Now we’re getting into serious hijack moments, here - but my own mentality (and one I’ve seen in some other people who’ve been being treated with me) is that it’s less devastating to be able to say, and know it for the truth, that this was my fault, than to look at failure and say either it’s no one’s fault, or that there was nothing that I, or anyone else, could have done to prevent it.
Control is so important to some people that it’s less of a problem to admit to failure than it is to admit that some things can’t be controlled nor prevented.
Growing up during the Great Depression, not many of us had cars, or even acces to them, except the farm boys who could drive the family truck (and most of them never bothered to get a license).
I was 23 before I ever bought my first (used) car in L.A. I drove for quite a while, teaching myself, before going to get my license.
That did give me an opportunity to see much of the U.S. via train and bus.
I think a lot of this still depends on where you live. The town I grew up in didn’t have a bus system until after I got my liscense, and walking everywhere wasn’t really an option for me. (There were safety concerns and other things.) My mother basically forced me to get my liscense because she didn’t want to take me places anymore.
In a way, it ended up probably being a good thing. (But don’t tell her I said so.) I’ve been in the car with quite a few people who started driving when they were older for various reasons. And to be honest, they scare me. It seems like they haven’t developed the same instincts that I have. The people I’ve ridden with who got their liscenses later, IMHO, are much more prone to braking suddenly (even on the interstate), misjudging time/distance, and other things that those who got our liscenses at a younger age don’t seem to do as much. (BTW, my sample size isn’t just people who just got their liscenses. Some are in their fifties and have had liscenses for more than twenty years…)
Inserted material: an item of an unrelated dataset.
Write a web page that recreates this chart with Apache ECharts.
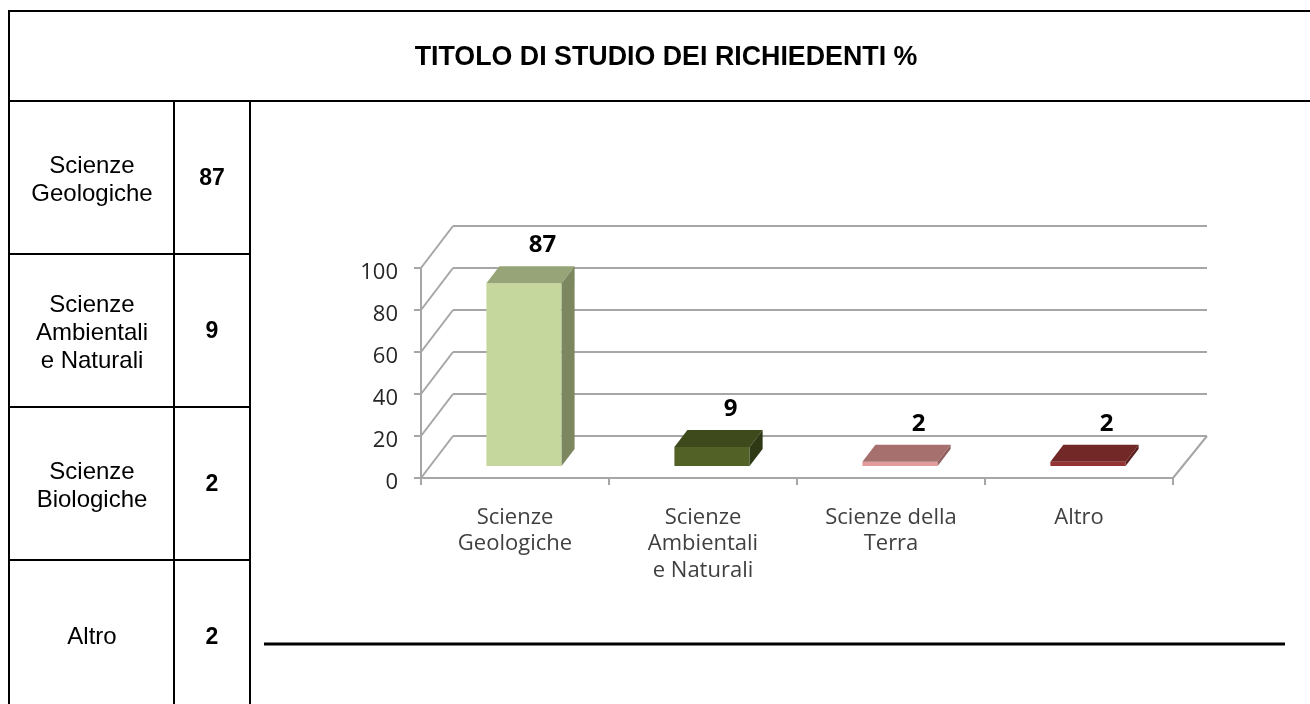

I went for drivers’ ed at 16 or so like everyone else. I remember watching lame old safety films in the high school’s lecture theatre and snickering like everyone else… but when three of us got in a car with the instructor and he directed the first driver through the streets of Whitby and said, “Turn right here” and OMG!!! all of a sudden we were on the Evil Death Highway of Doom known as King’s Highway No. 401 and he was saying, “Why is it so dark out–oh yeah, turn on your lights!”, it was pretty nerve-wracking.
And when you’re already rattled, and then it’s your turn to drive, adn you’ve got two jerks heckling you from the back seat… well, let’s say I didn’t pass the course, and I abandoned the idea until I was 24. When I paid for my own lessons at Young Drivers of Canada.
I prefer the bus. It’s a long-distance one that goes to my work. It goes along the freeway with no stops for about 35 minutes (up to 1.5 hours if something unusual, like a leaf blowing across the road, causes the drivers on the 401 to panic). I can sleep or do homework or read or talk or whatever.
The regional transport system is getting double-decker buses for the long-distance routes across the north of Toronto. These routes have a hub at York University. I can just imagine that the top deck of those buses will be a party room…
You may have the causality backwards. One of the reasons I didn’t get my license at 16 is that I’m not very good at judging time or distance, so a lot of the things you have to do in the driving test were quite hard for me. Now, I mainly stay out of situations that require good judgment of time or space when I’m driving- I will park further away from where I’m going and walk rather than park in a tight parallel space, or combine the errand with one where I park in a parking lot and walk between them, for example. It works- I’ve been in one accident in ten years, and that wasn’t my fault.
But, people who don’t do those things, in my experience, don’t learn them. That’s why kids’ parents take them to an empty mall parking lot at night or a country road. Those things need to be learned, that’s how someone develops good instincts.
You specifically avoid doing things because you’re not comfortable, if that works for you, fine. But, if you had learned them when you were younger, you would probably be more confident in doing them and doing them well, which would have avoided your anxiety about doing them at all.
Except not everyone has parents who will do that, which is one reason why I am getting mine at 25. Don’t get me started though, since my brother has had his license (and a car) since the day he turned 16.
Dad was on my case to get a driver’s license from the word go. My attitude was, "Why do I need a car? I have a bicycle, which I ride in all weather including blizzards, and I can keep going pretty much indefinitely. Cars are effingexpensive." Finally got a license in time for graduation, at 17.
I have no respect for cars. Mine looks like a rolling apocalypse, and I just don’t care.